Assim, conseguia ouvir apenas uma ou outra frase vindo delas fora de contexto, entre uma música e outra. Entre essas frases, consegui entender algo como “delfonautas dedicadas”, “agasalhar a banana ditatorial”, “nós e você”, “brincar de Smurfs ao contrário” e “ruivas com bacon”. Típica conversa de mulher. Certamente, nada a ver comigo. Enquanto as mais próximas de mim falavam isso, uma delas, que era ruiva e estava sentada na janelinha, olhava para mim sugestivamente enquanto chupava um pedaço de bacon. Como eu fico constrangido quando tem alguém olhando para mim, me esforçava para continuar olhando para frente, como se estivesse em um mictório e o sujeito ao lado não tivesse respeitado o código da splash zone.
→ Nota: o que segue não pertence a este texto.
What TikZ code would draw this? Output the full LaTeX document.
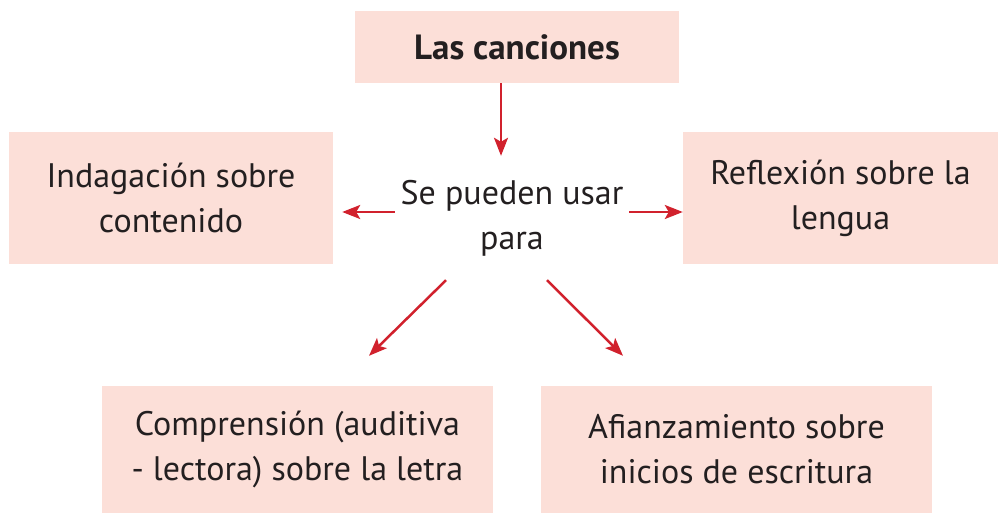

Pouco depois, chegou o meu ponto e eu desci. Elas ficaram, certamente ainda animadas com seu papo de mulher. Fico feliz por ter conseguido assistir ao filme inteiro e não ter perdido nenhuma oportunidade interessante. Apesar das confusões, hoje foi um bom dia e fico feliz por ter fornecido ao meu público tantas informações sobre este filme.
Carlos Eduardo Corrales é o editor-chefe do DELFOS, é atrapalhado pra caramba, não tem memória, senso de direção e muito menos capacidade de entender as mais diretas insinuações.